When I visited a UK Online centre the other day, a group of older users of varying degrees of computing skill were using the desktops to surf the web and send e-mails, occasionally asking for help from a volunteer. The computers were all running Windows XP and it set me wondering whether this is still the first operating system most novices see when they come to one of these places.

UK Online pointed out that every centre operates independently, obtaining its funding from various sources and choosing what hardware and software to buy. But yes, it appears they almost exclusively use Windows - and mostly XP. A spokesman said: "Many choose Microsoft as it is the leading system used in the workplace or on PCs bought in retail stores and therefore the one customers often wish to learn."
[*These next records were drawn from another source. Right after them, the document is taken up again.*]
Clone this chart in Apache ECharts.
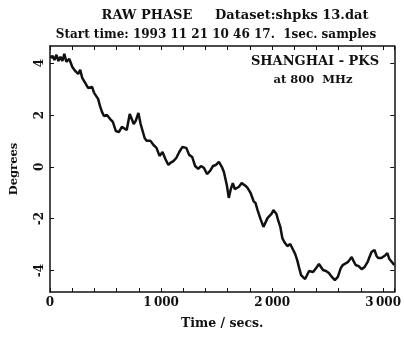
<!DOCTYPE html>
<html>
<head>
<meta charset="utf-8">
<script src="https://cdn.jsdelivr.net/npm/echarts@6/dist/echarts.min.js"></script>
<style>
html,body{margin:0;padding:0;background:#fff;}
#chart{width:404px;height:339px;}
</style>
</head>
<body>
<div id="chart"></div>
<script>
// Time (secs) and raw phase (degrees)
const timeSecs = [5,22,40,58,76,94,112,129,147,174,201,227,254,272,290,317,343,361,379,397,415,433,450,468,486,513,540,566,593,620,647,665,691,718,736,754,772,796,816,834,852,870,888,905,932,959,986,1013,1039,1066,1084,1111,1137,1164,1191,1209,1227,1253,1280,1307,1334,1360,1387,1414,1441,1468,1494,1521,1548,1566,1592,1610,1628,1646,1664,1682,1699,1726,1744,1762,1780,1806,1833,1851,1869,1896,1922,1940,1958,1976,1994,2012,2039,2056,2074,2092,2110,2137,2163,2190,2208,2226,2244,2261,2279,2297,2315,2333,2351,2369,2395,2422,2440,2458,2485,2511,2538,2565,2592,2618,2636,2654,2681,2699,2717,2734,2752,2779,2806,2832,2859,2877,2895,2922,2940,2957,2984,3002,3020,3038,3056,3073,3100];
const phaseDeg = [4.20,4.28,4.12,4.32,4.08,4.24,4.08,4.36,4.05,4.16,3.85,3.70,3.58,3.74,3.43,3.24,3.04,2.97,3.08,2.85,2.89,2.62,2.35,2.12,1.96,2.00,1.85,1.73,1.38,1.34,1.54,1.54,1.42,2.04,2.00,1.65,1.77,2.08,1.65,1.38,1.11,1.00,1.07,1.00,0.84,0.73,0.42,0.57,0.30,0.07,0.15,0.22,0.34,0.57,0.76,0.76,0.73,0.46,0.38,0.03,-0.08,0.03,-0.05,-0.28,-0.16,0.03,0.07,0.19,-0.01,-0.20,-0.70,-1.20,-0.86,-0.63,-0.86,-0.90,-0.78,-0.63,-0.59,-0.74,-0.82,-1.01,-1.32,-1.40,-1.67,-2.02,-2.32,-2.36,-1.98,-2.02,-1.82,-1.67,-1.82,-2.09,-2.32,-2.75,-2.90,-3.06,-2.98,-3.21,-3.37,-3.60,-3.91,-4.18,-4.25,-4.33,-4.29,-4.02,-3.95,-4.06,-3.91,-3.75,-3.79,-3.98,-4.02,-4.10,-4.25,-4.37,-4.25,-3.91,-3.79,-3.75,-3.68,-3.68,-3.48,-3.64,-3.79,-3.83,-3.95,-3.87,-3.68,-3.48,-3.29,-3.21,-3.44,-3.52,-3.52,-3.48,-3.41,-3.33,-3.56,-3.52,-3.79];
const yTicks = [-4,-2,0,2,4];
const xLabelTicks = [0,1000,2000,3000];
const titleLine1 = 'RAW PHASE     Dataset:shpks 13.dat';
const titleLine2 = 'Start time: 1993 11 21 10 46 17.  1sec. samples';
const noteLine1 = 'SHANGHAI - PKS';
const noteLine2 = 'at 800  MHz';

const FONT = 'DejaVu Serif';
const INK = '#111';
const seriesData = timeSecs.map((t, i) => [t, phaseDeg[i]]);

const chart = echarts.init(document.getElementById('chart'), null, {renderer: 'canvas'});
const axisLine = {show: true, onZero: false, lineStyle: {color: INK, width: 1.5}};
const tickIn = {show: true, inside: true, length: 4, lineStyle: {color: INK, width: 1}};

chart.setOption({
  backgroundColor: '#fff',
  animation: false,
  title: [
    {text: titleLine1, left: 230, top: 4, textAlign: 'center',
     textStyle: {fontFamily: FONT, fontWeight: 'bold', fontSize: 13, color: INK}},
    {text: titleLine2, left: 211, top: 24, textAlign: 'center',
     textStyle: {fontFamily: FONT, fontWeight: 'bold', fontSize: 12, color: INK}}
  ],
  grid: {left: 48, right: 9, top: 46, bottom: 47, containLabel: false},
  xAxis: [
    {type: 'value', min: 0, max: 3100, interval: 200, position: 'bottom',
     name: 'Time / secs.', nameLocation: 'middle', nameGap: 25,
     nameTextStyle: {fontFamily: FONT, fontWeight: 'bold', fontSize: 12.5, color: INK},
     axisLine: axisLine, axisTick: tickIn, splitLine: {show: false},
     axisLabel: {customValues: xLabelTicks, margin: 5, fontFamily: FONT, fontWeight: 'bold', fontSize: 12, color: INK,
       formatter: v => v === 0 ? '0' : String(v / 1000) + '\u2009000'}},
    {type: 'value', min: 0, max: 3100, interval: 200, position: 'top',
     axisLine: axisLine, axisTick: tickIn, axisLabel: {show: false}, splitLine: {show: false}}
  ],
  yAxis: [
    {type: 'value', min: -4.83, max: 4.66, position: 'left',
     name: 'Degrees', nameLocation: 'middle', nameGap: 30, nameRotate: 90,
     nameTextStyle: {fontFamily: FONT, fontWeight: 'bold', fontSize: 11.5, color: INK},
     axisLine: axisLine, splitLine: {show: false},
     axisTick: Object.assign({customValues: yTicks}, tickIn),
     axisLabel: {customValues: yTicks, rotate: 90, margin: 4, fontFamily: FONT, fontWeight: 'bold', fontSize: 12, color: INK,
       formatter: v => String(v)}},
    {type: 'value', min: -4.83, max: 4.66, position: 'right',
     axisLine: axisLine, splitLine: {show: false},
     axisTick: Object.assign({customValues: yTicks}, tickIn),
     axisLabel: {show: false}}
  ],
  graphic: [
    {type: 'text', x: 315, y: 55, style: {text: noteLine1, textAlign: 'center',
      font: 'bold 13px "DejaVu Serif"', fill: INK}},
    {type: 'text', x: 313, y: 74, style: {text: noteLine2, textAlign: 'center',
      font: 'bold 11.5px "DejaVu Serif"', fill: INK}}
  ],
  series: [{
    type: 'line', xAxisIndex: 0, yAxisIndex: 0, data: seriesData,
    showSymbol: false, smooth: false,
    lineStyle: {color: INK, width: 2.5}
  }]
});
</script>
</body>
</html>
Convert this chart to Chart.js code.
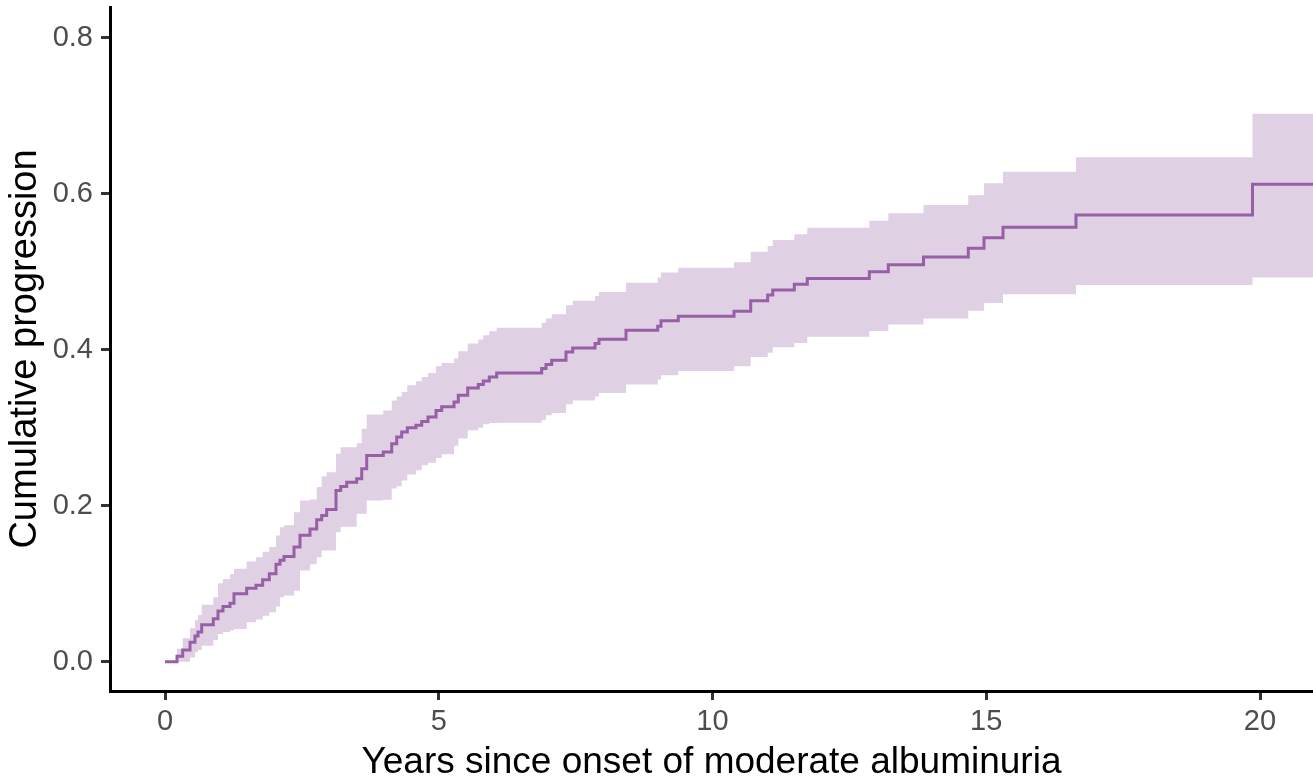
<!DOCTYPE html>
<html>
<head>
<meta charset="utf-8">
<script src="https://cdn.jsdelivr.net/npm/chart.js@4"></script>
<style>
  html, body { margin: 0; padding: 0; background: #fff; }
  #wrap { width: 1313px; height: 780px; }
</style>
</head>
<body>
<div id="wrap"><canvas id="km-chart" width="1313" height="780"></canvas></div>
<script>
// step times (years)
const years = [
    0, 0.219, 0.323, 0.457, 0.548, 0.603, 0.670, 0.882, 0.968, 1.059,
    1.187, 1.260, 1.492, 1.662, 1.784, 1.905, 2.027, 2.100, 2.174, 2.356,
    2.466, 2.648, 2.771, 2.862, 2.953, 3.123, 3.209, 3.319, 3.501, 3.593,
    3.684, 3.987, 4.141, 4.232, 4.323, 4.426, 4.584, 4.689, 4.804, 4.950,
    5.054, 5.279, 5.357, 5.529, 5.722, 5.814, 5.923, 6.058, 6.880, 6.959,
    7.063, 7.324, 7.447, 7.854, 7.927, 8.420, 8.999, 9.059, 9.375, 10.393,
    10.698, 11.008, 11.100, 11.494, 11.731, 12.864, 13.211, 13.854, 14.672, 14.959,
    15.306, 16.639, 19.863, 21.2
];

const progression = [
    0, 0.0068, 0.015, 0.025, 0.033, 0.038, 0.0475, 0.055, 0.065, 0.0706,
    0.075, 0.087, 0.094, 0.098, 0.105, 0.1126, 0.125, 0.130, 0.135, 0.147,
    0.162, 0.170, 0.182, 0.1875, 0.195, 0.2196, 0.2247, 0.230, 0.2346, 0.2474,
    0.2645, 0.2688, 0.2795, 0.288, 0.2945, 0.300, 0.303, 0.308, 0.3137, 0.322,
    0.327, 0.333, 0.3416, 0.351, 0.3553, 0.360, 0.365, 0.370, 0.3758, 0.381,
    0.3865, 0.397, 0.4023, 0.408, 0.4135, 0.425, 0.430, 0.437, 0.443, 0.4494,
    0.4627, 0.470, 0.4764, 0.484, 0.4914, 0.500, 0.509, 0.519, 0.530, 0.5436,
    0.557, 0.5727, 0.612, 0.612
];

const lowerCI = [
    0, 0, 0, 0.0055, 0.012, 0.015, 0.0205, 0.0278, 0.0355, 0.038,
    0.040, 0.042, 0.0505, 0.054, 0.059, 0.0633, 0.0706, 0.0826, 0.085, 0.091,
    0.1168, 0.125, 0.134, 0.1425, 0.1425, 0.166, 0.173, 0.173, 0.1897, 0.1897,
    0.2067, 0.2076, 0.222, 0.225, 0.2324, 0.240, 0.2453, 0.2517, 0.255, 0.261,
    0.2658, 0.277, 0.286, 0.2966, 0.300, 0.3043, 0.306, 0.3065, 0.310, 0.316,
    0.319, 0.330, 0.335, 0.340, 0.3445, 0.3553, 0.3617, 0.3673, 0.3728, 0.3788,
    0.3907, 0.396, 0.403, 0.4087, 0.4165, 0.424, 0.4323, 0.440, 0.450, 0.460,
    0.471, 0.4828, 0.4927, 0.4927
];

const upperCI = [
    0, 0.0167, 0.030, 0.043, 0.0535, 0.06, 0.073, 0.0826, 0.1006, 0.106,
    0.112, 0.119, 0.1284, 0.134, 0.141, 0.147, 0.1618, 0.1725, 0.175, 0.1917,
    0.2067, 0.208, 0.224, 0.2376, 0.243, 0.2667, 0.275, 0.275, 0.280, 0.2988,
    0.317, 0.322, 0.335, 0.340, 0.3458, 0.3544, 0.3595, 0.365, 0.370, 0.3788,
    0.383, 0.3887, 0.398, 0.408, 0.413, 0.4186, 0.4238, 0.428, 0.4344, 0.440,
    0.4456, 0.457, 0.4627, 0.4687, 0.474, 0.486, 0.4927, 0.499, 0.505, 0.512,
    0.5256, 0.533, 0.5406, 0.548, 0.5564, 0.5654, 0.575, 0.5856, 0.598, 0.6134,
    0.6283, 0.6468, 0.7024, 0.7024
];

const xTicks = [0, 5, 10, 15, 20];
const yTicks = [0, 0.2, 0.4, 0.6, 0.8];

const fontFamily = '"Liberation Sans", Arial, Helvetica, sans-serif';
const lineColor = '#965fa6';
const bandColor = '#dfd0e4';

function toPoints(values) {
    return years.map((t, i) => ({ x: t, y: values[i] }));
}

const ctx = document.getElementById('km-chart').getContext('2d');

new Chart(ctx, {
    type: 'line',
    data: {
        datasets: [
            {
                label: 'Cumulative progression',
                data: toPoints(progression),
                borderColor: lineColor,
                borderWidth: 3,
                pointRadius: 0,
                stepped: 'before',
                fill: false
            },
            {
                label: 'Upper CI',
                data: toPoints(upperCI),
                borderColor: 'transparent',
                borderWidth: 0,
                pointRadius: 0,
                stepped: 'before',
                backgroundColor: bandColor,
                fill: '+1'
            },
            {
                label: 'Lower CI',
                data: toPoints(lowerCI),
                borderColor: 'transparent',
                borderWidth: 0,
                pointRadius: 0,
                stepped: 'before',
                fill: false
            }
        ]
    },
    options: {
        responsive: false,
        animation: false,
        devicePixelRatio: 1,
        layout: { padding: { top: 7, right: 0, bottom: 0, left: 0 } },
        plugins: {
            legend: { display: false },
            tooltip: { enabled: false }
        },
        scales: {
            x: {
                type: 'linear',
                min: -1.0046,
                max: 20.968,
                afterBuildTicks: axis => { axis.ticks = xTicks.map(v => ({ value: v })); },
                afterFit: axis => {
                    axis.height = 89;
                    axis.paddingLeft = 0;
                    axis.paddingRight = 0;
                },
                grid: { drawOnChartArea: false, drawTicks: true, tickLength: 9, tickColor: '#333', tickWidth: 3 },
                border: { display: true, color: '#000', width: 3 },
                ticks: {
                    color: '#4d4d4d',
                    font: { family: fontFamily, size: 29 },
                    padding: 5,
                    maxRotation: 0,
                    callback: v => String(v)
                },
                title: {
                    display: true,
                    text: 'Years since onset of moderate albuminuria',
                    color: '#000',
                    font: { family: fontFamily, size: 37 },
                    padding: { top: 0, bottom: -5 }
                }
            },
            y: {
                type: 'linear',
                min: -0.0376,
                max: 0.8394,
                afterBuildTicks: axis => { axis.ticks = yTicks.map(v => ({ value: v })); },
                afterFit: axis => {
                    axis.width = 110;
                    axis.paddingTop = 0;
                    axis.paddingBottom = 0;
                },
                grid: { drawOnChartArea: false, drawTicks: true, tickLength: 9, tickColor: '#333', tickWidth: 3 },
                border: { display: true, color: '#000', width: 3 },
                ticks: {
                    color: '#4d4d4d',
                    font: { family: fontFamily, size: 29 },
                    padding: 8,
                    callback: v => v.toFixed(1)
                },
                title: {
                    display: true,
                    text: 'Cumulative progression',
                    color: '#000',
                    font: { family: fontFamily, size: 38 },
                    padding: { top: 3, bottom: 0 }
                }
            }
        }
    }
});
</script>
</body>
</html>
They are also almost all using Internet Explorer to browse the internet - 86% of the computers are on various versions of IE, with just 10% on Firefox - so if you're learning about computers in a UK Online centre, you'll almost certainly be plunged into a Windows world.

So Simplicity is swimming against the tide, and may find some resistance, not from older customers, but from sons and daughters who'd rather see their parents learn the same system as themselves. But Betty Parsons certainly liked the look of it - though getting to grips with that mouse will still be a challenge - and the company says its stand was besieged by eager customers when it showed off a pilot system at an exhibition recently.

There's no reason - except for inertia - why we should all have to start our computing journey using the same system. Indeed, if Simplicity proves a hit, it may encourage others to look at their software and ask why it is so difficult for a first-time user to grasp. Oh, and one more thing - Val Singleton or a talking paperclip? No contest.